■ Given instruction: Transcribe every line exactly. Leave the pictures behind.

■ Information supplied:
--- begin ---
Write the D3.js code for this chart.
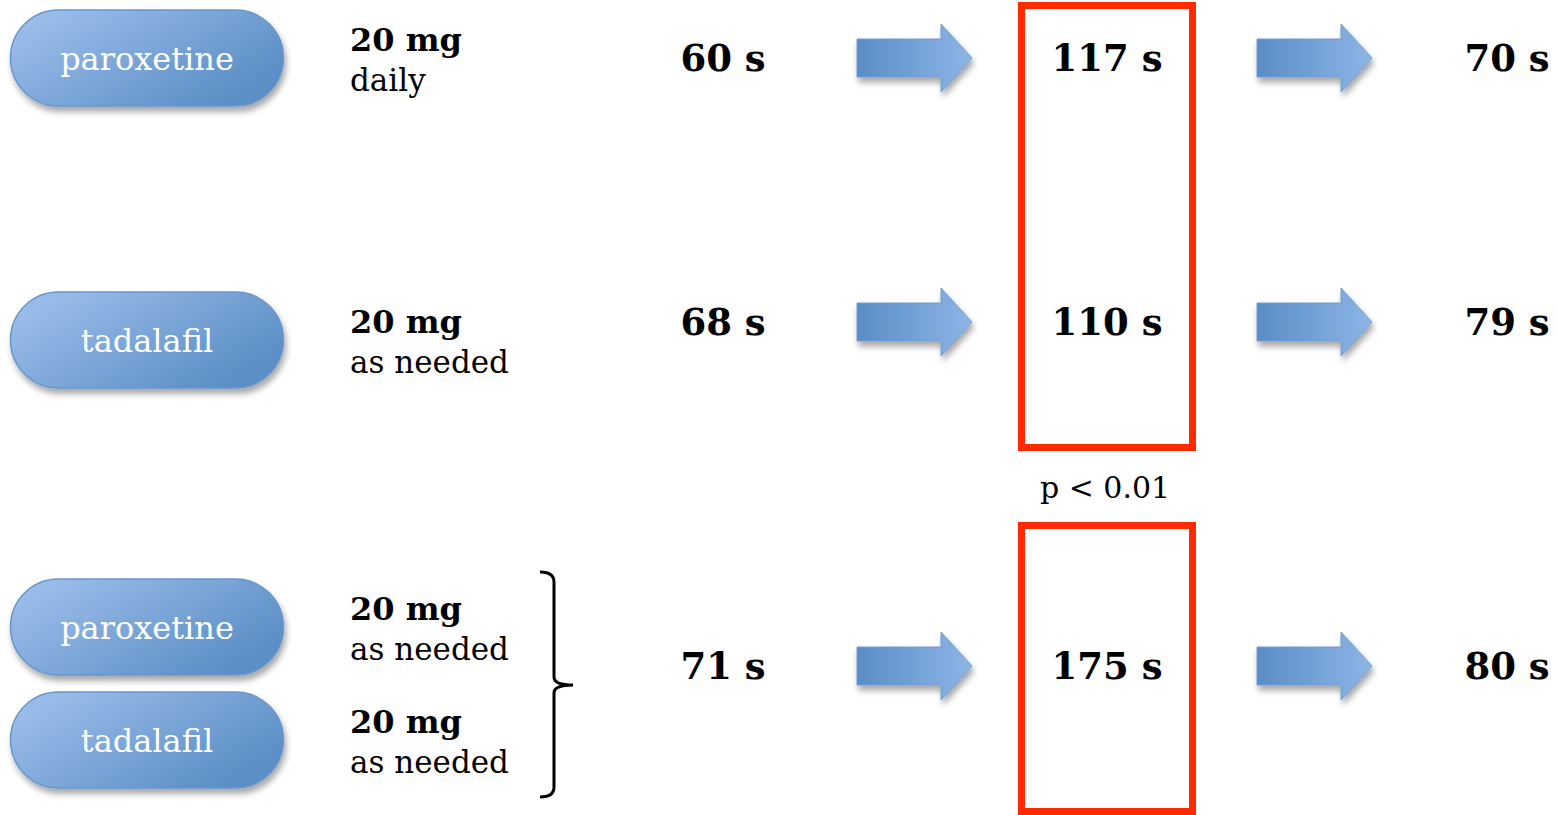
<!DOCTYPE html>
<html><head><meta charset="utf-8">
<script src="https://cdn.jsdelivr.net/npm/d3@7"></script>
<style>html,body{margin:0;padding:0;background:#fff;overflow:hidden}</style>
</head><body>
<svg id="c" width="1557" height="815"></svg>
<script>
// ---- data ----
const groups = ["paroxetine daily", "tadalafil as needed", "combination as needed"];
const pills = ["paroxetine", "tadalafil", "paroxetine", "tadalafil"];
const doses = ["20 mg", "20 mg", "20 mg", "20 mg"];
const regimens = ["daily", "as needed", "as needed", "as needed"];
const baselineIELT = [60, 68, 71];
const treatmentIELT = [117, 110, 175];
const followupIELT = [70, 79, 80];
const unit = "s";
const pLabel = "p < 0.01";
const boxedGroups = [[0, 1], [2, 2]];

// ---- layout ----
const svg = d3.select("#c");
const FONT = "'DejaVu Serif', Georgia, serif";

const colX = d3.scaleOrdinal()
  .domain(["pill", "dose", "baseline", "arrow1", "treatment", "arrow2", "followup"])
  .range([147, 350, 723, 914, 1107, 1314, 1507]);
const rowY = d3.scaleOrdinal().domain([0, 1, 2]).range([58, 322, 666]);
const pillY = d3.scaleOrdinal().domain([0, 1, 2, 3]).range([58, 340, 627, 740]);

const defs = svg.append("defs");
const pg = defs.append("linearGradient").attr("id", "pillGrad")
  .attr("x1", "0%").attr("y1", "0%").attr("x2", "100%").attr("y2", "60%");
pg.append("stop").attr("offset", "0%").attr("stop-color", "#a3c2ee");
pg.append("stop").attr("offset", "100%").attr("stop-color", "#5b8fc6");
const ag = defs.append("linearGradient").attr("id", "arrowGrad")
  .attr("x1", "0%").attr("y1", "0%").attr("x2", "100%").attr("y2", "0%");
ag.append("stop").attr("offset", "0%").attr("stop-color", "#5a8dc5");
ag.append("stop").attr("offset", "100%").attr("stop-color", "#8db5e8");
const sh = defs.append("filter").attr("id", "shadow")
  .attr("x", "-20%").attr("y", "-20%").attr("width", "140%").attr("height", "160%");
sh.append("feDropShadow").attr("dx", 2).attr("dy", 5).attr("stdDeviation", 3)
  .attr("flood-color", "#000").attr("flood-opacity", 0.35);

// pills
const pw = 273, ph = 96;
const pillG = svg.append("g").selectAll("g").data(pills).join("g")
  .attr("transform", (d, i) => `translate(${colX("pill")},${pillY(i)})`);
pillG.append("rect")
  .attr("x", -pw / 2).attr("y", -ph / 2).attr("width", pw).attr("height", ph)
  .attr("rx", ph / 2).attr("ry", ph / 2)
  .attr("fill", "url(#pillGrad)").attr("stroke", "#6796cb").attr("stroke-width", 1.5)
  .attr("filter", "url(#shadow)");
pillG.append("text").text(d => d)
  .attr("text-anchor", "middle").attr("dy", "0.36em")
  .attr("font-family", FONT).attr("font-size", 32).attr("fill", "#fff");

// doses
const doseG = svg.append("g").selectAll("g").data(doses).join("g")
  .attr("transform", (d, i) => `translate(${colX("dose")},${pillY(i)})`);
doseG.append("text").text(d => d)
  .attr("y", -7).attr("font-family", FONT).attr("font-weight", "bold")
  .attr("font-size", 32).attr("fill", "#000");
doseG.append("text").text((d, i) => regimens[i])
  .attr("y", 33).attr("font-family", FONT)
  .attr("font-size", 31).attr("fill", "#000");

// values
function valueCol(arr, col) {
  svg.append("g").selectAll("text").data(arr).join("text")
    .text(d => `${d} ${unit}`)
    .attr("x", colX(col)).attr("y", (d, i) => rowY(i))
    .attr("dy", "0.36em").attr("text-anchor", "middle")
    .attr("font-family", FONT).attr("font-weight", "bold")
    .attr("font-size", 37).attr("fill", "#000");
}
valueCol(baselineIELT, "baseline");
valueCol(treatmentIELT, "treatment");
valueCol(followupIELT, "followup");

// arrows
const arrowPath = "M-57,-19 L27,-19 L27,-34 L58,0 L27,34 L27,19 L-57,19 Z";
["arrow1", "arrow2"].forEach(col => {
  svg.append("g").selectAll("path").data(groups).join("path")
    .attr("d", arrowPath)
    .attr("transform", (d, i) => `translate(${colX(col)},${rowY(i)})`)
    .attr("fill", "url(#arrowGrad)").attr("stroke", "#6f9dd2").attr("stroke-width", 1)
    .attr("filter", "url(#shadow)");
});

// red boxes
const bw = 171;
const boxTop = [5.5, 525.5], boxBot = [447.5, 811.5];
svg.append("g").selectAll("rect").data(boxedGroups).join("rect")
  .attr("x", colX("treatment") - bw / 2)
  .attr("y", (d, i) => boxTop[i])
  .attr("width", bw)
  .attr("height", (d, i) => boxBot[i] - boxTop[i])
  .attr("fill", "none").attr("stroke", "#ff2a00").attr("stroke-width", 7);

// p label
svg.append("text").text(pLabel)
  .attr("x", colX("treatment") - 2).attr("y", 487).attr("dy", "0.36em")
  .attr("text-anchor", "middle").attr("font-family", FONT)
  .attr("font-size", 30).attr("fill", "#000");

// brace
const bx = 540, bTop = 572, bBot = 797, bMid = 685;
svg.append("path")
  .attr("d", `M${bx},${bTop} Q${bx + 14},${bTop} ${bx + 14},${bTop + 10} L${bx + 14},${bMid - 8} Q${bx + 14},${bMid} ${bx + 33},${bMid} Q${bx + 14},${bMid} ${bx + 14},${bMid + 8} L${bx + 14},${bBot - 10} Q${bx + 14},${bBot} ${bx},${bBot}`)
  .attr("fill", "none").attr("stroke", "#000").attr("stroke-width", 3);
</script>
</body></html>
--- end ---
■ Reply to the task:
Write the D3.js code for this chart.
<!DOCTYPE html>
<html><head><meta charset="utf-8">
<script src="https://cdn.jsdelivr.net/npm/d3@7"></script>
<style>html,body{margin:0;padding:0;background:#fff;overflow:hidden}</style>
</head><body>
<svg id="c" width="1557" height="815"></svg>
<script>
// ---- data ----
const groups = ["paroxetine daily", "tadalafil as needed", "combination as needed"];
const pills = ["paroxetine", "tadalafil", "paroxetine", "tadalafil"];
const doses = ["20 mg", "20 mg", "20 mg", "20 mg"];
const regimens = ["daily", "as needed", "as needed", "as needed"];
const baselineIELT = [60, 68, 71];
const treatmentIELT = [117, 110, 175];
const followupIELT = [70, 79, 80];
const unit = "s";
const pLabel = "p < 0.01";
const boxedGroups = [[0, 1], [2, 2]];

// ---- layout ----
const svg = d3.select("#c");
const FONT = "'DejaVu Serif', Georgia, serif";

const colX = d3.scaleOrdinal()
  .domain(["pill", "dose", "baseline", "arrow1", "treatment", "arrow2", "followup"])
  .range([147, 350, 723, 914, 1107, 1314, 1507]);
const rowY = d3.scaleOrdinal().domain([0, 1, 2]).range([58, 322, 666]);
const pillY = d3.scaleOrdinal().domain([0, 1, 2, 3]).range([58, 340, 627, 740]);

const defs = svg.append("defs");
const pg = defs.append("linearGradient").attr("id", "pillGrad")
  .attr("x1", "0%").attr("y1", "0%").attr("x2", "100%").attr("y2", "60%");
pg.append("stop").attr("offset", "0%").attr("stop-color", "#a3c2ee");
pg.append("stop").attr("offset", "100%").attr("stop-color", "#5b8fc6");
const ag = defs.append("linearGradient").attr("id", "arrowGrad")
  .attr("x1", "0%").attr("y1", "0%").attr("x2", "100%").attr("y2", "0%");
ag.append("stop").attr("offset", "0%").attr("stop-color", "#5a8dc5");
ag.append("stop").attr("offset", "100%").attr("stop-color", "#8db5e8");
const sh = defs.append("filter").attr("id", "shadow")
  .attr("x", "-20%").attr("y", "-20%").attr("width", "140%").attr("height", "160%");
sh.append("feDropShadow").attr("dx", 2).attr("dy", 5).attr("stdDeviation", 3)
  .attr("flood-color", "#000").attr("flood-opacity", 0.35);

// pills
const pw = 273, ph = 96;
const pillG = svg.append("g").selectAll("g").data(pills).join("g")
  .attr("transform", (d, i) => `translate(${colX("pill")},${pillY(i)})`);
pillG.append("rect")
  .attr("x", -pw / 2).attr("y", -ph / 2).attr("width", pw).attr("height", ph)
  .attr("rx", ph / 2).attr("ry", ph / 2)
  .attr("fill", "url(#pillGrad)").attr("stroke", "#6796cb").attr("stroke-width", 1.5)
  .attr("filter", "url(#shadow)");
pillG.append("text").text(d => d)
  .attr("text-anchor", "middle").attr("dy", "0.36em")
  .attr("font-family", FONT).attr("font-size", 32).attr("fill", "#fff");

// doses
const doseG = svg.append("g").selectAll("g").data(doses).join("g")
  .attr("transform", (d, i) => `translate(${colX("dose")},${pillY(i)})`);
doseG.append("text").text(d => d)
  .attr("y", -7).attr("font-family", FONT).attr("font-weight", "bold")
  .attr("font-size", 32).attr("fill", "#000");
doseG.append("text").text((d, i) => regimens[i])
  .attr("y", 33).attr("font-family", FONT)
  .attr("font-size", 31).attr("fill", "#000");

// values
function valueCol(arr, col) {
  svg.append("g").selectAll("text").data(arr).join("text")
    .text(d => `${d} ${unit}`)
    .attr("x", colX(col)).attr("y", (d, i) => rowY(i))
    .attr("dy", "0.36em").attr("text-anchor", "middle")
    .attr("font-family", FONT).attr("font-weight", "bold")
    .attr("font-size", 37).attr("fill", "#000");
}
valueCol(baselineIELT, "baseline");
valueCol(treatmentIELT, "treatment");
valueCol(followupIELT, "followup");

// arrows
const arrowPath = "M-57,-19 L27,-19 L27,-34 L58,0 L27,34 L27,19 L-57,19 Z";
["arrow1", "arrow2"].forEach(col => {
  svg.append("g").selectAll("path").data(groups).join("path")
    .attr("d", arrowPath)
    .attr("transform", (d, i) => `translate(${colX(col)},${rowY(i)})`)
    .attr("fill", "url(#arrowGrad)").attr("stroke", "#6f9dd2").attr("stroke-width", 1)
    .attr("filter", "url(#shadow)");
});

// red boxes
const bw = 171;
const boxTop = [5.5, 525.5], boxBot = [447.5, 811.5];
svg.append("g").selectAll("rect").data(boxedGroups).join("rect")
  .attr("x", colX("treatment") - bw / 2)
  .attr("y", (d, i) => boxTop[i])
  .attr("width", bw)
  .attr("height", (d, i) => boxBot[i] - boxTop[i])
  .attr("fill", "none").attr("stroke", "#ff2a00").attr("stroke-width", 7);

// p label
svg.append("text").text(pLabel)
  .attr("x", colX("treatment") - 2).attr("y", 487).attr("dy", "0.36em")
  .attr("text-anchor", "middle").attr("font-family", FONT)
  .attr("font-size", 30).attr("fill", "#000");

// brace
const bx = 540, bTop = 572, bBot = 797, bMid = 685;
svg.append("path")
  .attr("d", `M${bx},${bTop} Q${bx + 14},${bTop} ${bx + 14},${bTop + 10} L${bx + 14},${bMid - 8} Q${bx + 14},${bMid} ${bx + 33},${bMid} Q${bx + 14},${bMid} ${bx + 14},${bMid + 8} L${bx + 14},${bBot - 10} Q${bx + 14},${bBot} ${bx},${bBot}`)
  .attr("fill", "none").attr("stroke", "#000").attr("stroke-width", 3);
</script>
</body></html>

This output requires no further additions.